Ashes on the turntable, books knocked over, beer spilled in Rorschach patterns on the rug, and crudely drawn UFOs scrawled on cocktail napkins.
Yup, we must’ve listened to a Guided by Voices record last night.
Bee Thousand, the 1994 release by the prolific Kings of lo-fi Guided by Voices, is no small feat. In fact, it’s a rough masterpiece drawing sounds from the British invasion, psych, prog rock and punk. The album is working something out as it goes and you can hear the evolution of songs actually occurring. While a lot of the material may be off-putting (the recording is so piss poor on some of these tracks, it’s like somebody threw cassette tapes in a swimming pool and a lot of the lyrics are about spacecraft and warlocks), the sheer brilliance of lead singer Bob Pollard rears itself in unimaginable ways. The true shame of it all is that so much of his beautiful stuff gets lost in the fray.

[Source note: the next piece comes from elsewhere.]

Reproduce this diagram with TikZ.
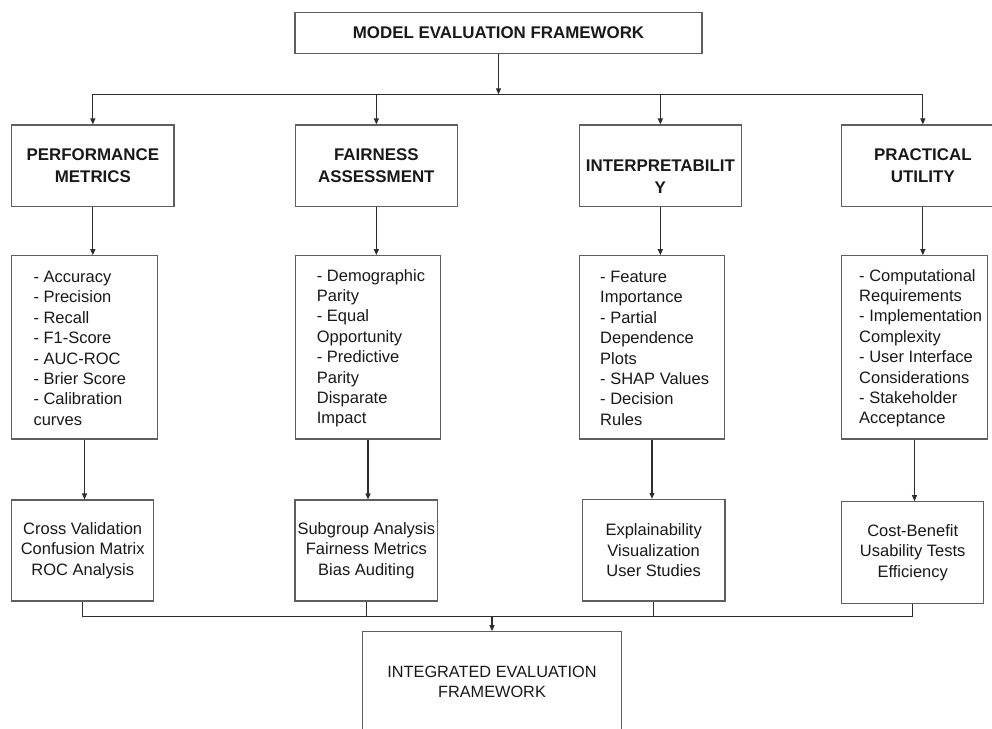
\documentclass[tikz,border=0pt]{standalone}
\usepackage{fontspec}
\setmainfont{Liberation Sans}
\usetikzlibrary{arrows.meta}
\definecolor{boxc}{RGB}{95,95,95}
\definecolor{linec}{RGB}{45,45,45}
\definecolor{txt}{RGB}{25,25,25}
\begin{document}
\begin{tikzpicture}[x=1pt,y=-1pt,
  box/.style={draw=boxc,line width=1.1pt,inner sep=0pt,text=txt,align=center},
  ttl/.style={font=\bfseries\fontsize{16.9}{21.7}\selectfont},
  body/.style={font=\fontsize{16.5}{20.4}\selectfont},
  ln/.style={draw=linec,line width=1.1pt},
  arr/.style={ln,-{Triangle[length=6pt,width=5pt]}}]
\useasboundingbox (0,0) rectangle (992,728);
\clip (0,0) rectangle (992,728);
\fill[white] (0,0) rectangle (992,728);

% top
\node[box,ttl,minimum width=407pt,minimum height=40.5pt] (top) at (498.5,33) {MODEL EVALUATION FRAMEWORK};

% level 2
\node[box,ttl,minimum width=162.3pt,minimum height=81.5pt] (b1) at (92.85,165.75) {PERFORMANCE\\METRICS};
\node[box,ttl,minimum width=162.3pt,minimum height=81.5pt] (b2) at (376.35,165.75) {FAIRNESS\\ASSESSMENT};
\node[box,minimum width=162.3pt,minimum height=81.5pt] (b3) at (660.35,165.75) {};
\node[ttl,text=txt,align=center,inner sep=0pt] (b3t) at (660.35,176.8) {INTERPRETABILIT\\Y};
\node[box,ttl,minimum width=162.3pt,minimum height=81.5pt] (b4) at (922.85,165.75) {PRACTICAL\\UTILITY};

% level 3
\node[box,minimum width=145.6pt,minimum height=183.3pt] (c1) at (84.5,347.35) {};
\node[box,minimum width=145.6pt,minimum height=183.3pt] (c2) at (368,347.35) {};
\node[box,minimum width=145.6pt,minimum height=183.3pt] (c3) at (652,347.35) {};
\node[box,minimum width=145.6pt,minimum height=183.3pt] (c4) at (914.5,347.35) {};
\node[body,text=txt,align=left,inner sep=0pt,anchor=west] (ct1) at (33.3,348.3)
  {- Accuracy\\- Precision\\- Recall\\- F1-Score\\- AUC-ROC\\- Brier Score\\- Calibration\\curves};
\node[body,text=txt,align=left,inner sep=0pt,anchor=west] (ct2) at (316.7,348.3)
  {- Demographic\\Parity\\- Equal\\Opportunity\\- Predictive\\Parity\\Disparate\\Impact};
\node[body,text=txt,align=left,inner sep=0pt,anchor=west] (ct3) at (600,348.3)
  {- Feature\\Importance\\- Partial\\Dependence\\Plots\\- SHAP Values\\- Decision\\Rules};
\node[body,text=txt,align=left,inner sep=0pt,anchor=west] (ct4) at (859,348.3)
  {- Computational\\Requirements\\- Implementation\\Complexity\\- User Interface\\Considerations\\- Stakeholder\\Acceptance};

% level 4
\node[box,body,minimum width=142pt,minimum height=101pt] (d1) at (82.7,550.5) {Cross Validation\\Confusion Matrix\\ROC Analysis};
\node[box,body,minimum width=142.7pt,minimum height=101pt] (d2) at (366.35,550.5) {Subgroup Analysis\\Fairness Metrics\\Bias Auditing};
\node[box,body,minimum width=142.7pt,minimum height=101.7pt] (d3) at (653.65,550.15) {Explainability\\Visualization\\User Studies};
\node[box,body,minimum width=142pt,minimum height=101.6pt] (d4) at (912.7,552.5) {Cost-Benefit\\Usability Tests\\Efficiency};

% final
\node[box,font=\fontsize{16.3}{19.4}\selectfont,minimum width=259.4pt,minimum height=100.6pt] (e) at (492,682) {INTEGRATED EVALUATION\\FRAMEWORK};

% connectors top
\coordinate (j1) at (498.5,94.3);
\draw[arr] (top.south) -- (j1);
\draw[ln] (b1.north |- j1) -- (b4.north |- j1);
\foreach \b in {b1,b2,b3,b4} \draw[arr] (\b.north |- j1) -- (\b.north);

% level 2 -> 3
\draw[arr] (b1.south) -- (b1.south |- c1.north);
\draw[arr] (b2.south) -- (b2.south |- c2.north);
\draw[arr] (b3.south) -- (b3.south |- c3.north);
\draw[arr] (b4.south) -- (b4.south |- c4.north);

% level 3 -> 4
\draw[arr] (c1.south) -- (c1.south |- d1.north);
\draw[arr] (c2.south) -- (c2.south |- d2.north);
\draw[arr] (c3.south) -- (c3.south |- d3.north);
\draw[arr] (c4.south) -- (c4.south |- d4.north);

% bottom
\coordinate (j2) at (492,616.2);
\draw[ln] (d1.south) -- (d1.south |- j2) -- (d4.south |- j2) -- (d4.south);
\draw[ln] (d2.south) -- (d2.south |- j2);
\draw[ln] (d3.south) -- (d3.south |- j2);
\draw[arr] (j2) -- (e.north);
\end{tikzpicture}
\end{document}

I can’t sell you on this band. It’s too tall of an order. Getting into this band means drowning in an endless abyss of record releases. You end up lost in a laboratory full of Pollard’s test tubes and beakers of frothing weirdo genius. And nobody really wants to hear about this band at cocktail parties, believe me.
But while Bee Thousand may be a hurtle for some, it is salvation for others. It really is some kind of indescribable magic.
Tiki’s Track Picks: "Smothered in Hugs", "Tractor Rape Chain", "The Goldheart Mountain Top Queen Directory."